Ma non chiedeteci di perdonare chi uccide

Ma non chiedeteci di perdonare chi uccide

Per quanto mi sforzi, sfugge alla mia capacità di comprensione - alla mia sensibilità - come un genitore possa perdonare l'assassino del figlio. L'ultimo caso che ricordi è quello della strage di Erba, con un padre, uomo palesemente mitissimo, che dichiarava di perdonare i feroci assassini di figlia e nipote. Un perdono cristiano, allora come oggi, nel caso del delitto di Spinea.

Non voglio di certo addentrarmi in questioni teologiche, che non mi competono, ma mi sembra che anche il cristianesimo contempli una punizione, un'espiazione, prima del perdono del peccatore: sia pure con tutte le varianti - porgi l'altra guancia - del messaggio evangelico. Qui dunque non si tratta di entrare nella testa e nel cuore di Danilo Vanin e di Gina Casarin che - nel pieno del dolore per la morte così crudele, improvvisa, feroce, inutile della figlia - invece di manifestare un umanissimo odio, decidono per un perdono angelico. La coscienza, come il dolore, è loro e non possiamo che rispettarla.

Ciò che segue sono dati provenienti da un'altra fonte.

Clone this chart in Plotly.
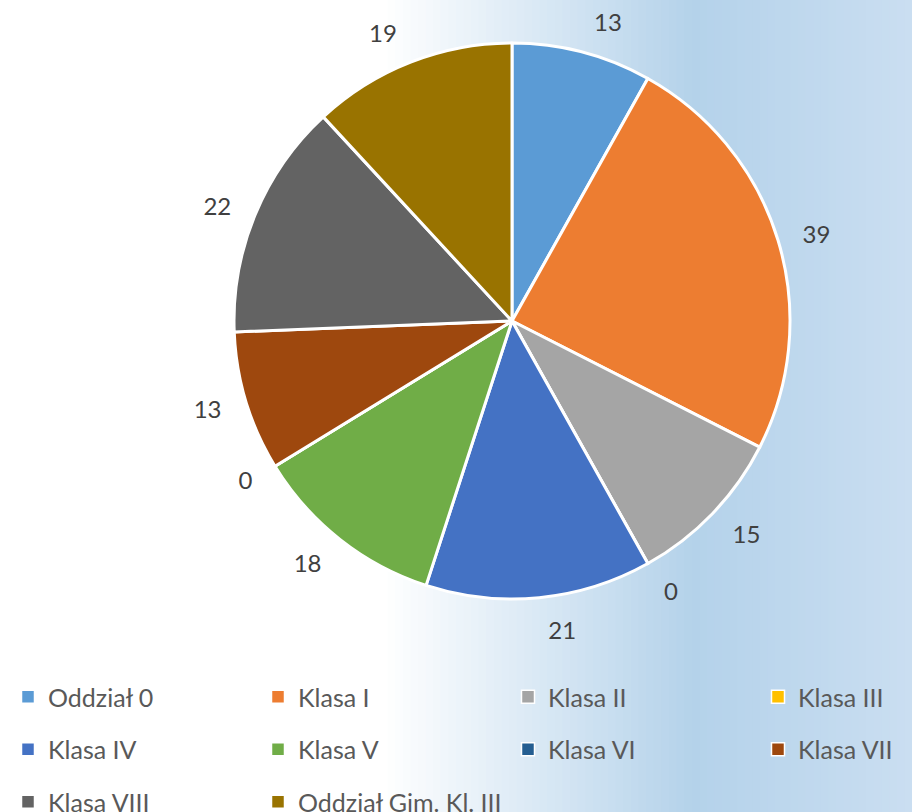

I rapporti che regolano la società, e i comportamenti aberranti dei suoi membri, sono un'altra cosa. La difesa della vita umana dalla violenza di un omicida, quali che ne siano i motivi, è uno dei pilastri su cui si regge la società civile, almeno da quando è degna di questo aggettivo. Non si tratta di essere più o meno forcaioli, né tanto meno di invocare la legge del taglione: quell'essere «civili», ovvero avere raggiunto un alto livello di civiltà, comporta anche che uno Stato, e la comunità raccolta nello Stato, non possono e non devono mettersi sullo stesso piano di chi ha ucciso, uccidendo a loro volta. Ma la difesa della società, e di ogni singolo individuo che la compone, comporta che non ci possa essere clemenza - di perdono non si parla neppure - verso chi ha commesso il più grave dei reati.

La giustizia prevede una pena, cioè una punizione, per chi ha commesso un reato, figurarsi un delitto. Questa pena, secondo i nostri codici, dovrebbe portare alla riabilitazione del condannato, in termini religiosi si direbbe "redenzione". Certo, il carcere non sempre riesce a riabilitare né a redimere il colpevole. A volte, quando la sentenza è di ergastolo, si arriva direttamente alla conclusione che per certi delinquenti non ci sia possibilità di riabilitarsi; e su questo si può discutere, perché l'ergastolo smentisce il principio stesso della prigione come modo di recuperare soggetti pericolosi.

Però il carcere ha senz'altro il pregio di allontanare dalla società - di rendere non pericoloso - chi potrebbe colpire ancora. E di punire con la perdita della libertà (non riesco a immaginare castigo più tremendo) chi ha «sbagliato». Nel caso di un assassino - tanto più di un assassino come quello di cui stiamo parlando, sessanta coltellate - c'è solo da augurarsi che la pena sia lunga, lunghissima. E che il perdono dei genitori della vittima non possa costituire in alcun modo un'attenuante e portare a una condanna più mite.

Con ogni possibile rispetto per il dolore - e la generosità - di quel padre e di quella madre, tutti noi siamo stati offesi e feriti da un delitto simile; e la società - noi - non può permettersi di porgere l'altra guancia.